Starting with the first line below, extract each line through the one that contains "const yTicks = [0, 10, 20, 30, 40];", inclusive, excluding pictures.

BEGIN DATASET CONTENT

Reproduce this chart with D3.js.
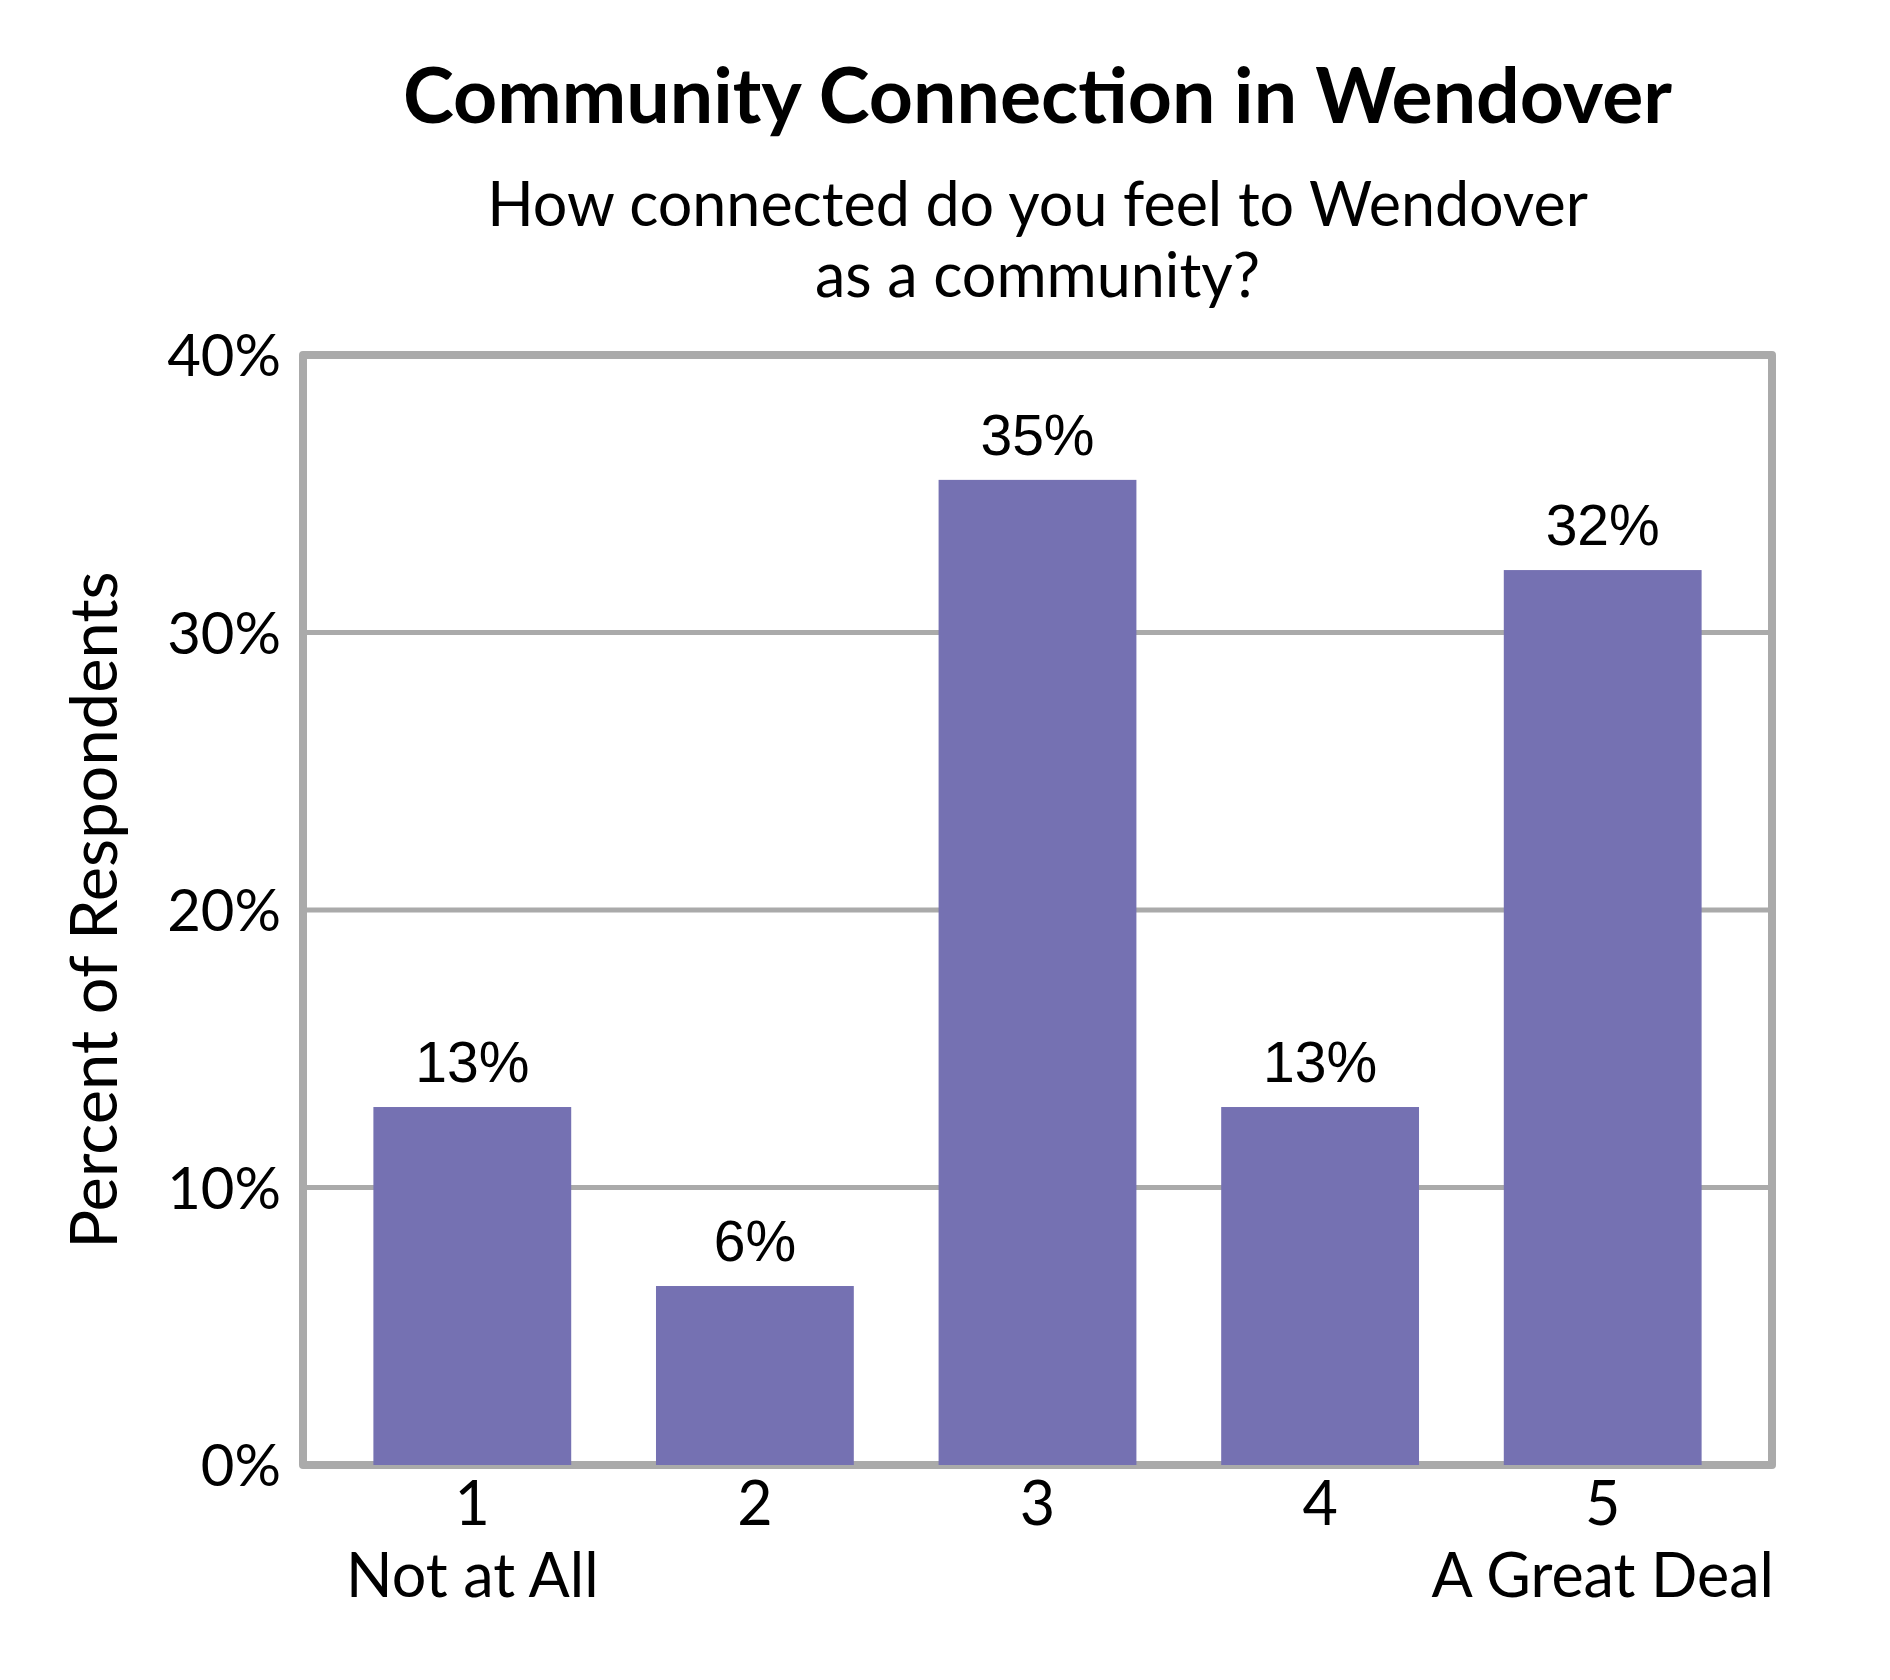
<!DOCTYPE html>
<html>
<head>
<meta charset="utf-8">
<script src="https://cdn.jsdelivr.net/npm/d3@7"></script>
<style>
  body { margin: 0; background: #fff; }
</style>
</head>
<body>
<script>
// survey answers on a 1-5 scale
const categories = ['1', '2', '3', '4', '5'];
const scaleEnds = ['Not at All', '', '', '', 'A Great Deal'];
const values = [12.9, 6.45, 35.5, 12.9, 32.25];
const valueLabels = ['13%', '6%', '35%', '13%', '32%'];
const yTicks = [0, 10, 20, 30, 40];

const width = 1890, height = 1680;
const frame = { left: 303, right: 1772, top: 355, bottom: 1465 };
const midX = (frame.left + frame.right) / 2;
const barColor = '#7571b2';
const gridColor = '#aaaaaa';
const labelFont = 'Lato, Carlito, Calibri, sans-serif';

const svg = d3.select('body').append('svg')
  .attr('width', width)
  .attr('height', height);

// bars sit a little inside the frame, like the excel plot area
const x = d3.scaleBand()
  .domain(categories)
  .range([331, 1744])
  .paddingInner(0.3)
  .paddingOuter(0.15);

const y = d3.scaleLinear()
  .domain([0, 40])
  .range([frame.bottom, frame.top]);

// title + question
svg.append('text')
  .attr('x', midX).attr('y', 123)
  .attr('text-anchor', 'middle')
  .attr('font-family', labelFont)
  .attr('font-weight', 'bold')
  .attr('font-size', 77)
  .text('Community Connection in Wendover');

svg.append('text')
  .attr('text-anchor', 'middle')
  .attr('font-family', labelFont)
  .attr('font-size', 61)
  .selectAll('tspan')
  .data(['How connected do you feel to Wendover', 'as a community?'])
  .join('tspan')
  .attr('x', midX)
  .attr('y', (d, i) => 226 + i * 71)
  .text(d => d);

// gridlines
svg.append('g')
  .selectAll('line')
  .data(yTicks.slice(1, -1))
  .join('line')
  .attr('x1', frame.left).attr('x2', frame.right)
  .attr('y1', d => y(d)).attr('y2', d => y(d))
  .attr('stroke', gridColor)
  .attr('stroke-width', 5);

// frame
svg.append('rect')
  .attr('x', frame.left).attr('y', frame.top)
  .attr('width', frame.right - frame.left)
  .attr('height', frame.bottom - frame.top)
  .attr('fill', 'none')
  .attr('stroke', gridColor)
  .attr('stroke-width', 8)
  .attr('stroke-linejoin', 'round');

// y axis labels, no ticks
const yAxis = g => g
  .attr('transform', `translate(${frame.left - 4},0)`)
  .call(d3.axisLeft(y).tickValues(yTicks).tickSize(0).tickPadding(18).tickFormat(d => d + '%'))
  .call(g => g.select('.domain').remove())
  .call(g => g.selectAll('text')
    .attr('font-family', labelFont)
    .attr('font-size', 58)
    .attr('fill', '#000')
    .attr('dy', '0.36em'));
svg.append('g').call(yAxis);

svg.append('text')
  .attr('transform', `translate(117,${(frame.top + frame.bottom) / 2}) rotate(-90)`)
  .attr('text-anchor', 'middle')
  .attr('font-family', labelFont)
  .attr('font-size', 65)
  .text('Percent of Respondents');

// bars
svg.append('g')
  .selectAll('rect')
  .data(values)
  .join('rect')
  .attr('x', (d, i) => x(categories[i]))
  .attr('y', d => y(d))
  .attr('width', x.bandwidth())
  .attr('height', d => y(0) - y(d))
  .attr('fill', barColor);

// value labels above bars
svg.append('g')
  .selectAll('text')
  .data(values)
  .join('text')
  .attr('x', (d, i) => x(categories[i]) + x.bandwidth() / 2)
  .attr('y', d => y(d) - 25)
  .attr('text-anchor', 'middle')
  .attr('font-family', 'Arial, "Liberation Sans", sans-serif')
  .attr('font-size', 57)
  .text((d, i) => valueLabels[i]);

// x axis: number plus end descriptions
const xAxis = g => g
  .attr('transform', `translate(0,${frame.bottom})`)
  .call(d3.axisBottom(x).tickSize(0).tickPadding(0))
  .call(g => g.select('.domain').remove())
  .call(g => g.selectAll('.tick text').remove())
  .call(g => g.selectAll('.tick').append('text')
    .attr('font-family', labelFont)
    .attr('font-size', 61)
    .attr('fill', '#000')
    .attr('text-anchor', 'middle')
    .selectAll('tspan')
    .data((d, i) => [d, scaleEnds[i]])
    .join('tspan')
    .attr('x', 0)
    .attr('y', (d, i) => 60 + i * 72)
    .text(d => d));
svg.append('g').call(xAxis);
</script>
</body>
</html>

END DATASET CONTENT

→ **ANSWER TO THIS EXERCISE**
Reproduce this chart with D3.js.
<!DOCTYPE html>
<html>
<head>
<meta charset="utf-8">
<script src="https://cdn.jsdelivr.net/npm/d3@7"></script>
<style>
  body { margin: 0; background: #fff; }
</style>
</head>
<body>
<script>
// survey answers on a 1-5 scale
const categories = ['1', '2', '3', '4', '5'];
const scaleEnds = ['Not at All', '', '', '', 'A Great Deal'];
const values = [12.9, 6.45, 35.5, 12.9, 32.25];
const valueLabels = ['13%', '6%', '35%', '13%', '32%'];
const yTicks = [0, 10, 20, 30, 40];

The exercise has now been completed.